Walmart’s competitors are thriving here. Costco has five stores in New York and wants additional locations in the outer boroughs. The stores averaged sales of $185 million in fiscal 2010, 35% more than the company average, Costco says.
Target has 10 stores in the city, and supermarket union officials say its growing food and beverage operations could make the company a focus of labor opposition. Each Target store here brings in an estimated $25 million a year in grocery sales alone, says Burt Flickinger, a retail analyst with Strategic Resource Group.
Brian Sozzi, a retail analyst at Wall Street Strategies, says, “Walmart’s desperately trying to ramp up growth, and urban areas [in the U.S.] are the next frontier.”
All eyes on East New York
But many labor leaders and their political allies, worried that the non-union retailer will erode the shrinking market share of unionized stores in New York, are equally desperate to stop Walmart.
“When you look at the places [it] has gone, they’re just pushing out the longtime mom-and-pop jobs and replacing them with their jobs in a cannibalistic way,” says City Council Speaker Christine Quinn.
The fight has begun in East New York, Brooklyn, where Walmart is eyeing 180,000 square feet at The Related Companies’ Gateway II complex.
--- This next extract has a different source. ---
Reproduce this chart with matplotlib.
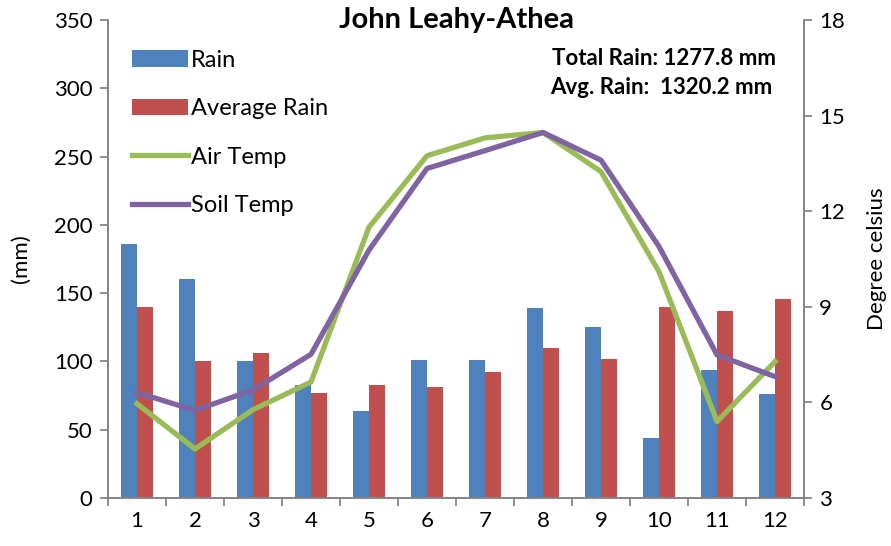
import matplotlib
matplotlib.use("Agg")
import matplotlib.pyplot as plt
import numpy as np

plt.rcParams['font.family'] = ['Lato', 'DejaVu Sans']

# Data
months = [1, 2, 3, 4, 5, 6, 7, 8, 9, 10, 11, 12]
rain = [186, 160, 100, 83, 64, 101, 101, 139, 125, 44, 94, 76]
avgRain = [140, 100, 106, 77, 83, 81, 92, 110, 102, 140, 137, 146]
airTemp = [5.96, 4.54, 5.77, 6.64, 11.5, 13.74, 14.3, 14.47, 13.24, 10.1, 5.4, 7.28]
soilTemp = [6.31, 5.75, 6.39, 7.51, 10.78, 13.34, 13.9, 14.47, 13.6, 10.89, 7.49, 6.81]

titleStr = "John Leahy-Athea"
totalStr = "Total Rain: 1277.8 mm"
avgStr = "Avg. Rain:  1320.2 mm"

blue = "#4F81BD"
red = "#C0504D"
green = "#9BBB59"
purple = "#8064A2"
axisCol = "#868686"

fig = plt.figure(figsize=(8.91, 5.46), dpi=100)
ax1 = fig.add_axes([0.1212, 0.0879, 0.7812, 0.8755])
ax2 = ax1.twinx()

x = np.array(months)
w = 0.276
ax1.bar(x - w/2, rain, width=w, color=blue, label="Rain")
ax1.bar(x + w/2, avgRain, width=w, color=red, label="Average Rain")
ax2.plot(x, airTemp, color=green, linewidth=3.8, label="Air Temp")
ax2.plot(x, soilTemp, color=purple, linewidth=3.8, label="Soil Temp")

ax1.set_xlim(0.5, 12.5)
ax1.set_ylim(0, 350)
ax2.set_ylim(3, 18)
ax1.set_yticks(range(0, 351, 50))
ax2.set_yticks(range(3, 19, 3))
ax1.set_xticks(months)
ax1.set_xticks(np.arange(0.5, 13, 1), minor=True)

ax1.tick_params(axis='x', which='major', length=0, labelsize=16, colors='black', pad=9)
ax1.tick_params(axis='x', which='minor', length=6, color=axisCol, width=1.3)
ax1.tick_params(axis='y', which='major', length=6, color=axisCol, width=1.3, labelsize=16, pad=5)
ax2.tick_params(axis='y', which='major', length=6, color=axisCol, width=1.3, labelsize=16, pad=5)

for a in (ax1, ax2):
    a.spines['top'].set_visible(False)
    for s in ('left', 'right', 'bottom'):
        a.spines[s].set_color(axisCol)
        a.spines[s].set_linewidth(1.3)

ax1.set_ylabel("(mm)", fontsize=16, labelpad=17)
ax2.set_ylabel("Degree celsius", fontsize=16, labelpad=16)

ax1.text(0.5, 1.0, titleStr, transform=ax1.transAxes, ha='center', va='center',
         fontsize=21, fontweight='bold')
ax1.text(0.96, 0.92, totalStr, transform=ax1.transAxes, ha='right', va='center',
         fontsize=16, fontweight='bold')
ax1.text(0.955, 0.858, avgStr, transform=ax1.transAxes, ha='right', va='center',
         fontsize=16, fontweight='bold')

h1, l1 = ax1.get_legend_handles_labels()
h2, l2 = ax2.get_legend_handles_labels()
leg = ax2.legend(h1 + h2, l1 + l2, loc='upper left', bbox_to_anchor=(0.021, 0.958),
                 frameon=False, fontsize=17, labelspacing=1.17, handlelength=2.35,
                 handletextpad=0.15, borderaxespad=0.)

fig.savefig("out.png", dpi=100)
plt.close(fig)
The City Council OK’d plans for a 630,000-square-foot shopping center there last year, but the vote didn’t take into account the “higher order of environmental impact” of a Walmart, says Richard Lipsky, a lobbyist for the Retail, Wholesale and Department Store Union. Mr. Lipsky is preparing a legal challenge to the initial approval.
Even if opponents prevail in East New York, it’s just a matter of time before Walmart secures an “as-of-right” site—one without zoning hurdles-—which will reduce union leverage. In the end, labor might have to settle for more modest concessions. One blueprint is a deal Walmart agreed to at its Pullman neighborhood location in Chicago to pay workers up to $9.35 an hour after their first year on the job. But the price of admission in New York will be a lot higher.
“Walmart can say, ‘We have an as-of-right site and want to sit at the table and talk about how we can go into a community without the tremendous backlash we know is coming,’ or it can fight,” says Pat Purcell, assistant to the president of United Food and Commercial Workers Local 1500. “They want to fight, we’ll fight. They want to talk, we’ll talk.”